Fight over Internet sales tax heats up

Requiring all Internet retailers to collect sales tax on every purchase made online would level the playing field with bricks-and-mortar businesses, create an estimated 11,000 retail jobs across Ohio and give states and counties a much-needed revenue boost, according to proponents of a bill dubbed the “Marketplace Fairness Act” that will receive its first hearing today in the U.S. Senate.

Both the senate bill and companion legislation pending in the U.S. House of Representatives have attracted Democrat and Republican sponsors, and are supported by a strange-bedfellows coalition that includes retailers’ groups, small-business owners, Wal-Mart and — somewhat surprisingly — Amazon, which would rather see a federal solution than a patchwork of state collection procedures.

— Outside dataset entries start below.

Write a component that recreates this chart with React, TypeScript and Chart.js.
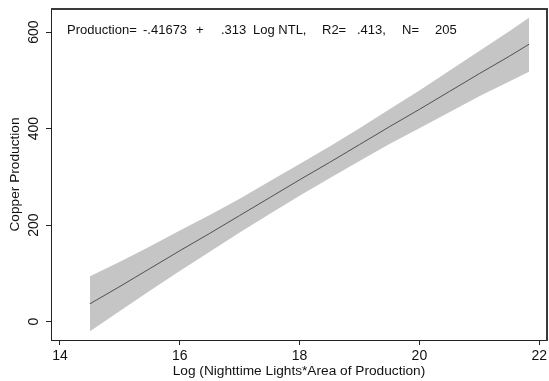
import React, { useEffect, useRef } from "react";
import { Chart, registerables } from "chart.js";

Chart.register(...registerables);

const xVals = [14.5, 15, 15.5, 16, 16.5, 17, 17.5, 18, 18.5, 19, 19.5, 20, 20.5, 21, 21.5, 21.83];
const fitVals = [37, 73, 110, 147, 183, 220, 257, 294, 330, 367, 404, 440, 477, 514, 550, 575];
const upperVals = [94, 124, 156, 189, 221, 255, 291, 327, 363, 401, 440, 479, 520, 561, 602, 630];
const lowerVals = [-20, 22, 64, 105, 145, 185, 223, 261, 297, 333, 368, 401, 434, 467, 498, 518];
const xTicks = [14, 16, 18, 20, 22];
const yTicks = [0, 200, 400, 600];
const annotationParts = ["Production=", "-.41673", "+", ".313", "Log NTL,", "R2=", ".413,", "N=", "205"];
const annotationX = [67, 143, 196, 221, 253, 322, 357, 402, 435];
const xTitle = "Log (Nighttime Lights*Area of Production)";
const yTitle = "Copper Production";

const FONT = '"Liberation Sans", Arial, Helvetica, sans-serif';
const AXIS = "#222";

const pts = (ys: number[]) => xVals.map((x, i) => ({ x, y: ys[i] }));

export default function App() {
  const ref = useRef<HTMLCanvasElement | null>(null);
  useEffect(() => {
    if (!ref.current) return;
    const textPlugin = {
      id: "texts",
      afterDraw(chart: any) {
        const { ctx, chartArea } = chart;
        ctx.save();
        const l = Math.round(chartArea.left);
        const top = Math.round(chartArea.top);
        const r = Math.round(chartArea.right);
        const b = Math.round(chartArea.bottom);
        ctx.fillStyle = "#3a3a3a";
        ctx.fillRect(l, top - 1, r - l + 1, 2);
        ctx.fillRect(r - 1, top - 1, 2, b - top + 2);
        ctx.fillStyle = "#111";
        ctx.font = `13px ${FONT}`;
        ctx.textAlign = "left";
        ctx.textBaseline = "alphabetic";
        annotationParts.forEach((p, i) => ctx.fillText(p, annotationX[i], 34));
        const ys = chart.scales.y;
        ctx.font = `14px ${FONT}`;
        ctx.textAlign = "center";
        ctx.textBaseline = "middle";
        yTicks.forEach((v) => {
          const py = ys.getPixelForValue(v);
          ctx.save();
          ctx.translate(34, py);
          ctx.rotate(-Math.PI / 2);
          ctx.fillText(String(v), 0, 0);
          ctx.restore();
        });
        ctx.restore();
      },
    };
    const chart = new Chart(ref.current, {
      type: "line",
      data: {
        datasets: [
          { data: pts(fitVals), borderWidth: 1, pointRadius: 0, borderColor: "#505050", fill: false, order: 0 },
          { data: pts(upperVals), borderWidth: 0, pointRadius: 0, backgroundColor: "#c5c5c5", borderColor: "rgba(0,0,0,0)", fill: "+1", order: 1 },
          { data: pts(lowerVals), borderWidth: 0, pointRadius: 0, borderColor: "rgba(0,0,0,0)", fill: false, order: 2 },
        ],
      },
      options: {
        animation: false,
        responsive: false,
        maintainAspectRatio: false,
        layout: { padding: { top: 9, right: 2, left: 0, bottom: 0 } },
        plugins: { legend: { display: false }, tooltip: { enabled: false } },
        scales: {
          x: {
            type: "linear",
            min: 13.85,
            max: 22.13,
            afterBuildTicks: (s: any) => { s.ticks = xTicks.map((v) => ({ value: v })); },
            afterFit: (s: any) => { s.height = 41; s.paddingRight = 0; s.paddingLeft = 0; },
            grid: { drawOnChartArea: false, drawTicks: true, tickLength: 5, color: AXIS },
            border: { display: true, color: AXIS },
            ticks: { color: "#111", font: { family: FONT, size: 14 }, padding: 3, maxRotation: 0, minRotation: 0, callback: (v: any) => String(v) },
            title: { display: true, text: xTitle, color: "#111", font: { family: FONT, size: 13.7 }, padding: { top: 0, bottom: 2 } },
          },
          y: {
            type: "linear",
            min: -38,
            max: 648,
            afterBuildTicks: (s: any) => { s.ticks = yTicks.map((v) => ({ value: v })); },
            afterFit: (s: any) => { s.width = 51; },
            grid: { drawOnChartArea: false, drawTicks: true, tickLength: 5, color: AXIS },
            border: { display: true, color: AXIS },
            ticks: { display: false },
            title: { display: true, text: yTitle, color: "#111", font: { family: FONT, size: 13.7 }, padding: { top: 7, bottom: 0 } },
          },
        },
      },
      plugins: [textPlugin],
    } as any);
    return () => chart.destroy();
  }, []);
  return (
    <div style={{ position: "fixed", left: 0, top: 0, width: 549, height: 381, background: "#fff" }}>
      <canvas ref={ref} width={549} height={381} style={{ display: "block" }} />
    </div>
  );
}
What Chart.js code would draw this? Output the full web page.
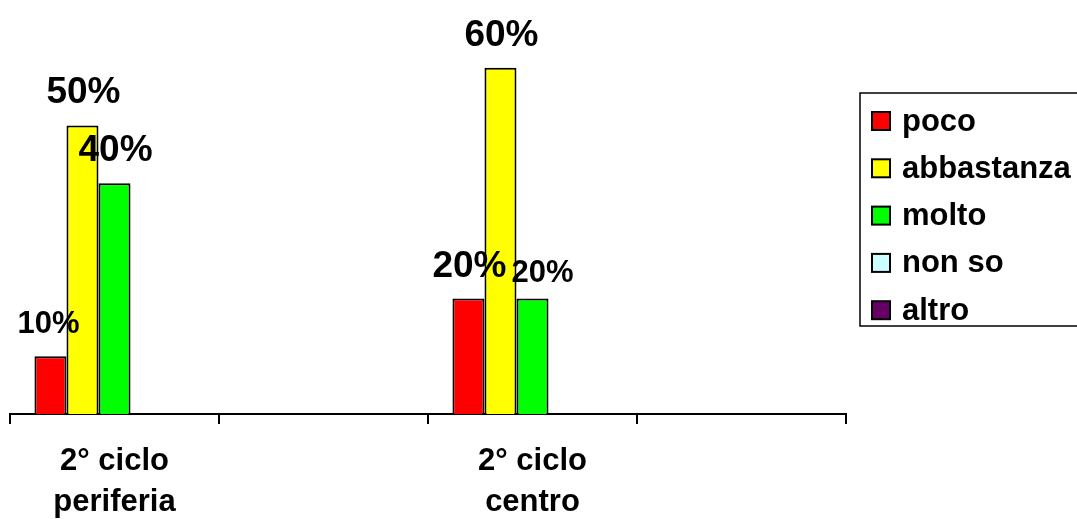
<!DOCTYPE html>
<html>
<head>
<meta charset="utf-8">
<script src="https://cdn.jsdelivr.net/npm/chart.js@4/dist/chart.umd.min.js"></script>
<style>
  html, body { margin: 0; padding: 0; background: #fff; }
  #wrap { width: 1077px; height: 519px; position: relative; overflow: hidden; }
</style>
</head>
<body>
<div id="wrap"><canvas id="c" width="1077" height="519"></canvas></div>
<script>
// Categories (two empty slots keep the original spacing of the groups)
const categories = [['2° ciclo', 'periferia'], '', ['2° ciclo', 'centro'], ''];

// Answers, percent of respondents
const seriesNames = ['poco', 'abbastanza', 'molto', 'non so', 'altro'];
const poco       = [10, null, 20, null];
const abbastanza = [50, null, 60, null];
const molto      = [40, null, 20, null];
const nonSo      = [null, null, null, null];
const altro      = [null, null, null, null];

const seriesColors = ['#FF0000', '#FFFF00', '#00FF00', '#CCFFFF', '#660066'];
const FONT = '"Liberation Sans", Arial, sans-serif';

// Label look: default size/rise, with a few individual adjustments
const labelDefault = { size: 37, rise: 22, dx: 1 };
const labelTweaks = {
  '0,0': { size: 31, rise: 23, dx: -2 },
  '2,2': { size: 31, rise: 17, dx: 10 }
};

const valueLabels = {
  id: 'valueLabels',
  afterDatasetsDraw(chart) {
    const ctx = chart.ctx;
    ctx.save();
    ctx.fillStyle = '#000';
    ctx.textAlign = 'center';
    ctx.textBaseline = 'alphabetic';
    chart.data.datasets.forEach((ds, di) => {
      const meta = chart.getDatasetMeta(di);
      meta.data.forEach((bar, i) => {
        const v = ds.data[i];
        if (v === null || v === undefined) return;
        const t = Object.assign({}, labelDefault, labelTweaks[di + ',' + i] || {});
        ctx.font = 'bold ' + t.size + 'px ' + FONT;
        ctx.fillText(v + '%', bar.x + t.dx, bar.y - t.rise);
      });
    });
    ctx.restore();
  }
};

const boxLegend = {
  id: 'boxLegend',
  afterDraw(chart) {
    const ctx = chart.ctx;
    ctx.save();
    ctx.strokeStyle = '#000';
    ctx.lineWidth = 1.5;
    ctx.strokeRect(860, 93, 240, 233);
    ctx.font = 'bold 31px ' + FONT;
    ctx.textAlign = 'left';
    ctx.textBaseline = 'middle';
    chart.data.datasets.forEach((ds, i) => {
      const cy = 121 + i * 47.3;
      ctx.fillStyle = ds.backgroundColor;
      ctx.fillRect(872, cy - 9, 18, 18);
      ctx.lineWidth = 2;
      ctx.strokeRect(872, cy - 9, 18, 18);
      ctx.fillStyle = '#000';
      ctx.fillText(ds.label, 902, cy + 1);
    });
    ctx.restore();
  }
};

const values = [poco, abbastanza, molto, nonSo, altro];

new Chart(document.getElementById('c'), {
  type: 'bar',
  data: {
    labels: categories,
    datasets: seriesNames.map((name, i) => ({
      label: name,
      data: values[i],
      backgroundColor: seriesColors[i],
      borderColor: '#000',
      borderWidth: 2,
      borderSkipped: 'bottom',
      barPercentage: 1,
      categoryPercentage: 0.766
    }))
  },
  options: {
    responsive: false,
    animation: false,
    layout: { padding: { left: 10, right: 231, top: 10, bottom: 0 } },
    plugins: {
      legend: { display: false },
      tooltip: { enabled: false }
    },
    scales: {
      x: {
        offset: true,
        grid: {
          offset: true,
          drawOnChartArea: false,
          drawTicks: true,
          tickLength: 10,
          color: '#000',
          lineWidth: 2
        },
        border: { display: true, color: '#000', width: 2 },
        ticks: {
          color: '#000',
          font: { family: FONT, size: 31, weight: 'bold', lineHeight: 1.32 },
          maxRotation: 0,
          autoSkip: false,
          padding: 17
        },
        afterFit(scale) { scale.height = 105; }
      },
      y: {
        display: false,
        min: 0,
        max: 70
      }
    }
  },
  plugins: [valueLabels, boxLegend]
});
</script>
</body>
</html>
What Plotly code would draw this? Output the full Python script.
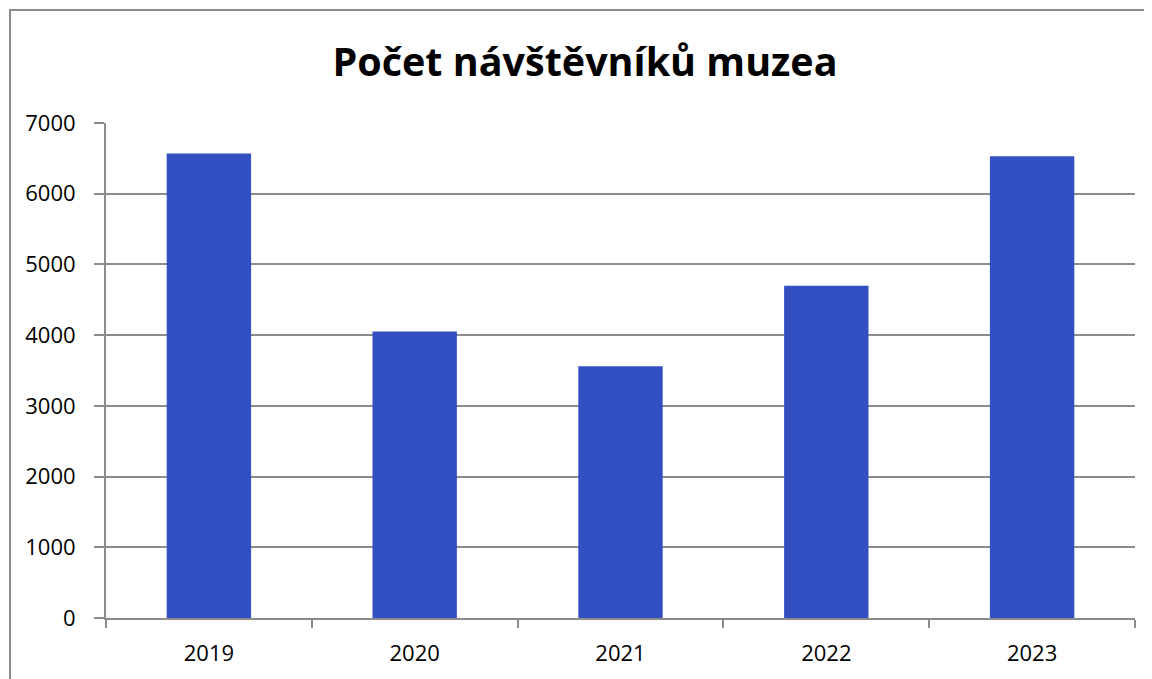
import plotly.graph_objects as go

years = ["2019", "2020", "2021", "2022", "2023"]
visitors = [6570, 4050, 3560, 4700, 6530]
y_ticks = [0, 1000, 2000, 3000, 4000, 5000, 6000, 7000]

# page body adds an 8px offset; lay out in figure coordinates accordingly
OFF = 8
W, H = 1152 - OFF, 679 - OFF
ml, mt = 106 - OFF, 123 - OFF
mr = W - (1135 - OFF)
mb = H - (618 - OFF)
pw, ph = W - ml - mr, H - mt - mb

def px_x(p):
    return (p - OFF - ml) / pw

def px_y(p):
    return (H - mb - (p - OFF)) / ph

fig = go.Figure()
fig.add_trace(go.Bar(
    x=years, y=visitors,
    width=0.41,
    marker=dict(color="#3350c2", line=dict(width=0)),
    hoverinfo="x+y",
))

fig.update_layout(
    width=W, height=H,
    margin=dict(l=ml, r=mr, t=mt, b=mb),
    paper_bgcolor="white", plot_bgcolor="white",
    showlegend=False,
    font=dict(family="Open Sans, Lato, sans-serif", color="black", size=22),
    title=dict(text="<b>Počet návštěvníků muzea</b>", x=(585 - OFF) / W, xanchor="center",
               y=1 - (62 - OFF) / H, yanchor="middle",
               font=dict(size=39.5, family="Open Sans, sans-serif", color="black")),
    xaxis=dict(
        showline=True, linecolor="#8c8c8c", linewidth=2,
        ticks="outside", tickson="boundaries", ticklen=8, tickcolor="#8c8c8c", tickwidth=2,
        showgrid=False, tickfont=dict(size=22), ticklabelstandoff=15,
    ),
    yaxis=dict(
        range=[0, 7000], tickvals=y_ticks, ticktext=[str(v) for v in y_ticks],
        showline=True, linecolor="#8c8c8c", linewidth=2,
        ticks="outside", ticklen=10, tickcolor="#8c8c8c", tickwidth=2,
        showgrid=True, gridcolor="#8c8c8c", gridwidth=1.5,
        zeroline=False, tickfont=dict(size=22), ticklabelstandoff=14,
    ),
    shapes=[dict(
        type="rect", xref="paper", yref="paper",
        x0=px_x(10), x1=px_x(1170), y0=px_y(700), y1=px_y(10),
        line=dict(color="#8c8c8c", width=2), fillcolor="rgba(0,0,0,0)", layer="below",
    )],
)

fig.write_html("out.html")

But another coalition led by NetChoice, a Washington, D.C., group of trade association and e-commerce sites including eBay and Facebook, disagrees, saying that lawmakers “have created a poison pill for the Internet, consumers, and – worst of all – the very small businesses the bill seeks to help,” according to NetChoice Executive Director Steve DelBianco.

John Marshall, owner of Grismer Tire, isn’t buying it. Earlier this year, Marshall was named to the Ohio Main Street Leadership Council that is designed “to represent small businesses across the state in their effort to remedy the online sales tax disparity,” the council said.

Marshall, whose 24 retail stores are spread across central and southwest Ohio, said by allowing some online retailers to avoid collecting sales taxes, “the government is picking winners and losers.” Some of his customers order tires online, then come to Grismer and ask for the tires to be installed on their vehicle, Marshall said. Those tires have gotten more expensive in recent years as larger, wider tires became more popular, and as the price of rubber and petroleum rose.

“Why should one company enjoy a 7 percent competitive advantage over a company that is inside the state, employing the people of that state, and providing services and paying income taxes and workers comp taxes in the state?” Marshall said.

Two Dayton-area jewelery store owners say the current system hurts their business, because of the price difference on high-ticket items and the low shipping costs for jewelry.

Fred Weber of Weber Jewelers in Kettering said he discontinued a line of luxury watches recently because customers told him they could find the watches for 30 percent cheaper online. Weber tried to match the price, then customers wanted a tax concession as well.

John Stafford, founder of Stafford Jewelers in Miami Twp., said he recently lost out to an online jeweler on a $100,000 sale to a local customer because of the sales-tax issue. And Internet businesses such as the online jeweler “contribute nothing to the roads, schools, police and fire in our community,” Stafford said.

Local buyers of online goods are supposed to keep track of online sales and record the totals on state income tax forms. But less than 1 percent of Ohio taxpayers do that, even though more than 60 percent of filers purchase items online, according to a 2010 survey. A University of Cincinnati study projected that the failure to collect sales tax from all online retailers cost Ohio more than $200 million in 2011, according to the Alliance for Main Street Fairness.

The Dayton Area Chamber of Commerce, which has launched a “Buy Local” campaign, favors the legislation, believing it will encourage Miami Valley residents to spend their money at neighborhood stores, according to Chris Kershner, the chamber’s vice president of public policy and economic development.

“When you have local Dayton-area stores that work hard to put up bricks-and-mortar facilities and have competitive retail prices, and an online firm doesn’t have to charge sales tax, that’s not a fair marketplace,” Kershner said.

NetChoice’s DelBianco told a congressional committee last week that the argument that remote sellers have an unfair advantage just doesn’t hold up.

“Paying sales tax for thousands of jurisdictions in 46 states in far more expensive and complex than paying sales tax for a single jurisdiction on over-the-counter purchases,” DelBianco said.

Tod Cohen, eBay’s vice president for government relations and deputy general counsel, told, “It does not make sense to expand Internet sales tax burdens on small businesses at a time when we want entrepreneurs to create jobs and economic activity.”

But the political winds may be shifting on the issue. Two weeks ago, the Wall Street Journal published a story under a headline of “Tax Break Nears End For Online Shoppers” about key Republican governors, including New Jersey Gov. Chris Christie, dropping their longtime opposition to imposing sales taxes on online purchases.

Rob Nichols, spokesman for Ohio Gov. John Kasich, said Tuesday that the governor has not taken a position on the federal legislation. “We’re following (the issue) closely,” Nichols said.